> [Task instructions]: Leave the pictures out, and retype all of the material exactly as written.

=-=-=-=-=

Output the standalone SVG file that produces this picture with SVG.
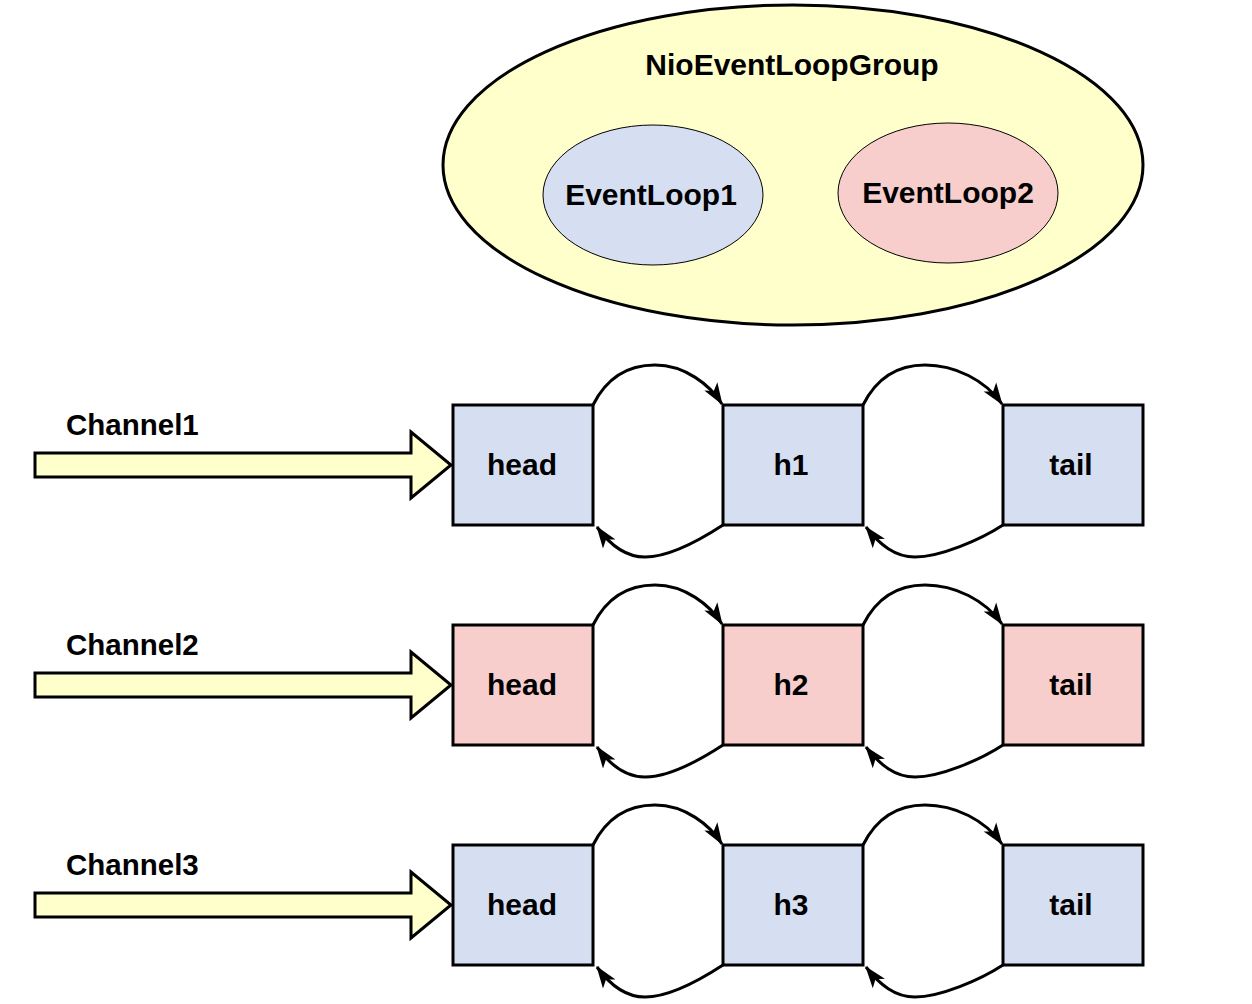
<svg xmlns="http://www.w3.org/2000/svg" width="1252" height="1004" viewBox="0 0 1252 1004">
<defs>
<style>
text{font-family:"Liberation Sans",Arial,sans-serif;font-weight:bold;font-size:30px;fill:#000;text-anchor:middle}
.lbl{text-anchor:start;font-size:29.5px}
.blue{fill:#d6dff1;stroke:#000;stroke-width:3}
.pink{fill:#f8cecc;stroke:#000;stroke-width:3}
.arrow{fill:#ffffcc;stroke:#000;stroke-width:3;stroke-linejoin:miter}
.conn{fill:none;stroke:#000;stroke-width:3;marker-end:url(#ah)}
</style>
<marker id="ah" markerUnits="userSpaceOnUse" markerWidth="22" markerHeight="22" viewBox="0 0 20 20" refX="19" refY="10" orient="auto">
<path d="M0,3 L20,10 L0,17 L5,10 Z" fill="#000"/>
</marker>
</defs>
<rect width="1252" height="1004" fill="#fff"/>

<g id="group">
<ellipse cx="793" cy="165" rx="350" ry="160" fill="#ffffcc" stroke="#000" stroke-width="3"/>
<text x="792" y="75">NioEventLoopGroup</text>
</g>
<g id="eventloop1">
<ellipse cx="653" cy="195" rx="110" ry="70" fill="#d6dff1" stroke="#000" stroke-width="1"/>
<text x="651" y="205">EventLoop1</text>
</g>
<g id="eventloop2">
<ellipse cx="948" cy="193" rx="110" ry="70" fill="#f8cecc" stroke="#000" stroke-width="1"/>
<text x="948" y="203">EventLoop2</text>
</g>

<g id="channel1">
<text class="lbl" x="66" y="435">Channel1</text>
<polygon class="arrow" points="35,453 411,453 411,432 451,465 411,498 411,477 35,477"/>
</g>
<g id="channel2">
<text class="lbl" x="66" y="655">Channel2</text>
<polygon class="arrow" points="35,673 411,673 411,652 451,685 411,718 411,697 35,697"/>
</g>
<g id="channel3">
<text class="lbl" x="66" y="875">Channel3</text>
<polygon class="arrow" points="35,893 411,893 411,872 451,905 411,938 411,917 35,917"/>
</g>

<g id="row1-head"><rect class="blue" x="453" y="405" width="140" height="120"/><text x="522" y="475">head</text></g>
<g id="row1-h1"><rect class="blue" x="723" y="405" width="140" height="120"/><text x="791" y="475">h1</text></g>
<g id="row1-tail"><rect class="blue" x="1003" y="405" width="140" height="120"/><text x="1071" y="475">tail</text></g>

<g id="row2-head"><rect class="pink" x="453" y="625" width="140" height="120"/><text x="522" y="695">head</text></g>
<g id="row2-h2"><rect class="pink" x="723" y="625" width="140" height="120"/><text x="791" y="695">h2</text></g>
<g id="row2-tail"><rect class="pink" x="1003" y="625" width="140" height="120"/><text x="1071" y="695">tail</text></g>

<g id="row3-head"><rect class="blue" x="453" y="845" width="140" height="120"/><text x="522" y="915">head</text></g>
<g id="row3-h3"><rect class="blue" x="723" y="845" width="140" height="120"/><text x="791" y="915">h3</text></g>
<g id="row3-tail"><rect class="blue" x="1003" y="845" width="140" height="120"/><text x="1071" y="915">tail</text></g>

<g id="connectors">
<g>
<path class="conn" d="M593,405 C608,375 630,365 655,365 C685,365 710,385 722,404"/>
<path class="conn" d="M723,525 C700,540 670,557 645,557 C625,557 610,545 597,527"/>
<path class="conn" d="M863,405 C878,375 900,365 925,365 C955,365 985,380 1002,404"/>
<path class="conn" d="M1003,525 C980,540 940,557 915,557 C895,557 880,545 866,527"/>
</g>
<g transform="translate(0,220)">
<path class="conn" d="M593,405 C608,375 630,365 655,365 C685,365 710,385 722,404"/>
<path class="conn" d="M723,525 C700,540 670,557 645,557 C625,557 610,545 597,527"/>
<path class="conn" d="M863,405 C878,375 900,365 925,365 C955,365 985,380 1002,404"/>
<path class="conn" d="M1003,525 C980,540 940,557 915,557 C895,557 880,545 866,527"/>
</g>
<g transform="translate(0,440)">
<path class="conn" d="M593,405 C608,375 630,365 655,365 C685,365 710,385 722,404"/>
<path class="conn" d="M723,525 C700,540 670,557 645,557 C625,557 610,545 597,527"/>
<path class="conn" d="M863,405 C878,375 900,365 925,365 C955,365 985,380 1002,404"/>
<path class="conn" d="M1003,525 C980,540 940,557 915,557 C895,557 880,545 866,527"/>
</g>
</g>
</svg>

=-=-=-=-=

> [Expected answer]:
Output the standalone SVG file that produces this picture with SVG.
<svg xmlns="http://www.w3.org/2000/svg" width="1252" height="1004" viewBox="0 0 1252 1004">
<defs>
<style>
text{font-family:"Liberation Sans",Arial,sans-serif;font-weight:bold;font-size:30px;fill:#000;text-anchor:middle}
.lbl{text-anchor:start;font-size:29.5px}
.blue{fill:#d6dff1;stroke:#000;stroke-width:3}
.pink{fill:#f8cecc;stroke:#000;stroke-width:3}
.arrow{fill:#ffffcc;stroke:#000;stroke-width:3;stroke-linejoin:miter}
.conn{fill:none;stroke:#000;stroke-width:3;marker-end:url(#ah)}
</style>
<marker id="ah" markerUnits="userSpaceOnUse" markerWidth="22" markerHeight="22" viewBox="0 0 20 20" refX="19" refY="10" orient="auto">
<path d="M0,3 L20,10 L0,17 L5,10 Z" fill="#000"/>
</marker>
</defs>
<rect width="1252" height="1004" fill="#fff"/>

<g id="group">
<ellipse cx="793" cy="165" rx="350" ry="160" fill="#ffffcc" stroke="#000" stroke-width="3"/>
<text x="792" y="75">NioEventLoopGroup</text>
</g>
<g id="eventloop1">
<ellipse cx="653" cy="195" rx="110" ry="70" fill="#d6dff1" stroke="#000" stroke-width="1"/>
<text x="651" y="205">EventLoop1</text>
</g>
<g id="eventloop2">
<ellipse cx="948" cy="193" rx="110" ry="70" fill="#f8cecc" stroke="#000" stroke-width="1"/>
<text x="948" y="203">EventLoop2</text>
</g>

<g id="channel1">
<text class="lbl" x="66" y="435">Channel1</text>
<polygon class="arrow" points="35,453 411,453 411,432 451,465 411,498 411,477 35,477"/>
</g>
<g id="channel2">
<text class="lbl" x="66" y="655">Channel2</text>
<polygon class="arrow" points="35,673 411,673 411,652 451,685 411,718 411,697 35,697"/>
</g>
<g id="channel3">
<text class="lbl" x="66" y="875">Channel3</text>
<polygon class="arrow" points="35,893 411,893 411,872 451,905 411,938 411,917 35,917"/>
</g>

<g id="row1-head"><rect class="blue" x="453" y="405" width="140" height="120"/><text x="522" y="475">head</text></g>
<g id="row1-h1"><rect class="blue" x="723" y="405" width="140" height="120"/><text x="791" y="475">h1</text></g>
<g id="row1-tail"><rect class="blue" x="1003" y="405" width="140" height="120"/><text x="1071" y="475">tail</text></g>

<g id="row2-head"><rect class="pink" x="453" y="625" width="140" height="120"/><text x="522" y="695">head</text></g>
<g id="row2-h2"><rect class="pink" x="723" y="625" width="140" height="120"/><text x="791" y="695">h2</text></g>
<g id="row2-tail"><rect class="pink" x="1003" y="625" width="140" height="120"/><text x="1071" y="695">tail</text></g>

<g id="row3-head"><rect class="blue" x="453" y="845" width="140" height="120"/><text x="522" y="915">head</text></g>
<g id="row3-h3"><rect class="blue" x="723" y="845" width="140" height="120"/><text x="791" y="915">h3</text></g>
<g id="row3-tail"><rect class="blue" x="1003" y="845" width="140" height="120"/><text x="1071" y="915">tail</text></g>

<g id="connectors">
<g>
<path class="conn" d="M593,405 C608,375 630,365 655,365 C685,365 710,385 722,404"/>
<path class="conn" d="M723,525 C700,540 670,557 645,557 C625,557 610,545 597,527"/>
<path class="conn" d="M863,405 C878,375 900,365 925,365 C955,365 985,380 1002,404"/>
<path class="conn" d="M1003,525 C980,540 940,557 915,557 C895,557 880,545 866,527"/>
</g>
<g transform="translate(0,220)">
<path class="conn" d="M593,405 C608,375 630,365 655,365 C685,365 710,385 722,404"/>
<path class="conn" d="M723,525 C700,540 670,557 645,557 C625,557 610,545 597,527"/>
<path class="conn" d="M863,405 C878,375 900,365 925,365 C955,365 985,380 1002,404"/>
<path class="conn" d="M1003,525 C980,540 940,557 915,557 C895,557 880,545 866,527"/>
</g>
<g transform="translate(0,440)">
<path class="conn" d="M593,405 C608,375 630,365 655,365 C685,365 710,385 722,404"/>
<path class="conn" d="M723,525 C700,540 670,557 645,557 C625,557 610,545 597,527"/>
<path class="conn" d="M863,405 C878,375 900,365 925,365 C955,365 985,380 1002,404"/>
<path class="conn" d="M1003,525 C980,540 940,557 915,557 C895,557 880,545 866,527"/>
</g>
</g>
</svg>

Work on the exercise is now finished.